La literatura y Santa Teresa, a sus 500 años

La literatura y Santa Teresa, a sus 500 años

Por Pablo Gianera
La iglesia de Santa Maria Della Vittoria no es la más visitada de Roma. Suele haber poca gente, que apenas se distingue en la penumbra. Entre los que van, la mayoría lo hace por una razón: ver El éxtasis de Santa Teresa, de Gian Lorenzo Bernini.
Al margen del prodigio artístico, el trabajo del jesuita Bernini se destaca por la elección dramática: es una de las mayores visiones de Santa Teresa, una que se repitió y que ella misma contó en Vida de Santa Teresa de Jesús y que Bernini representa de una manera realista. “Veía un ángel. […] No era grande, sino pequeño, hermoso mucho, el rostro tan encendido que parecía de los ángeles muy subidos, que parece que todos se abrasan. […] Veíale en las manos un dardo de oro largo, y al fin del hierro me parecía tener un poco de fuego. Éste me parecía meter por el corazón algunas veces, y que me llegaba a las entrañas.”
Santa Teresa de Jesús nació en Ávila, con el nombre de Teresa de Ahumada, hace 500 años, el 28 de marzo de 1515. Fue siempre lectora de “buenos libros de romance” y de caballería. Las epístolas de San Jerónimo la decidieron a tomar el hábito. No había tenido una formación de tipo académica, pero supo sacar partido de teólogos, escritores y maestros espirituales. Santa Teresa fue canonizada por Gregorio XV en 1622, y Pablo VI la proclamó “doctora de la Iglesia” en 1970.
Pero la lectura fue una debilidad indomable. Del mismo modo que San Agustín, admirado sin reticencias por la santa, que había puesto a funcionar su pericia de retórico con fines distintos de los originales, Teresa se sirvió de la literatura. La comparación no es casual. El libro de su vida es una confesión completamente singular, cuyo único antecedente son las Confesiones de San Agustín. Todo se cuenta aquí. De lo poquísimo que sabemos de su padre y su madre hasta sus propios padecimientos físicos: desmayos, fiebres, dolores de cabeza, vómitos.

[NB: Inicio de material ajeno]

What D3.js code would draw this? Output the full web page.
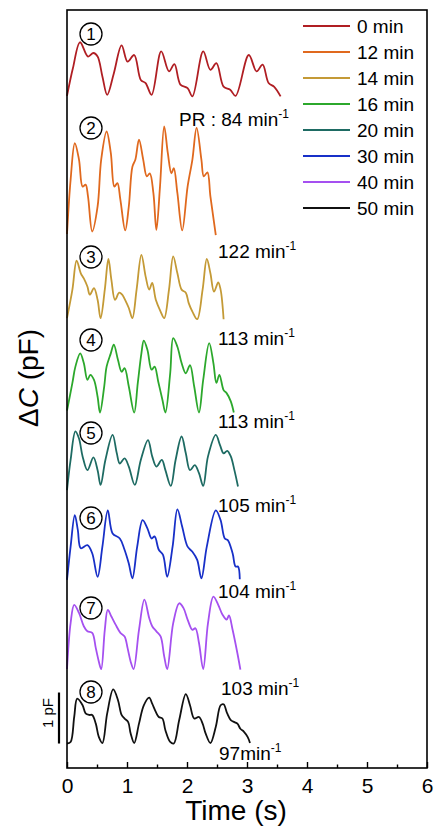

Teresa es una escritora de la experiencia, de la experiencia del mundo y de la suya propia, muy distinta de la del mundo y casi opuesta a él. “Algunas veces me da gran pena haber de tratar con nadie, y me aflige tanto, que me hace llorar harto, porque toda mi ansia es por estar sola; y aunque algunas veces no rezo, ni leo, me consuela la soledad?”
Las páginas del libro de su vida, y en menor medida también Castillo interioro las Moradas o Libro de las Fundaciones, están llenas de esas visiones, que parecerían fantásticas imaginaciones poéticas si no fueran hendiduras por las que logró entrever el misterio.
La poeta española Olvido García Valdés la estudió en detalle, y el papa emérito Benedicto XVI llamó también la atención sobre estas características: “Teresa hablará de sus lecturas de la infancia y afirmará que en ellas descubrió la verdad, que resume en dos principios básicos: por un lado, el hecho de que todo lo que pertenece al mundo de aquí, pasa; y, por otro, que sólo Dios es para siempre, tema que se reitera en el famosísimo poema: «Nada te turbe/nada te espante;/todo se pasa./Dios no se muda;/la paciencia todo lo alcanza;/quien a Dios tiene/nada le falta/¡Sólo Dios basta!»”.
Una cosa así sólo podía ser dicha en verso. Igual que en otros en los que la primera persona disimula un programa: “Vivo sin vivir en mí,/Y de tal manera espero,/Que muero porque no muero”. Allí se puede leer a la santa, pero quien no quiera puede no hacerlo: el verso se impone por sí solo sin entonaciones místicas.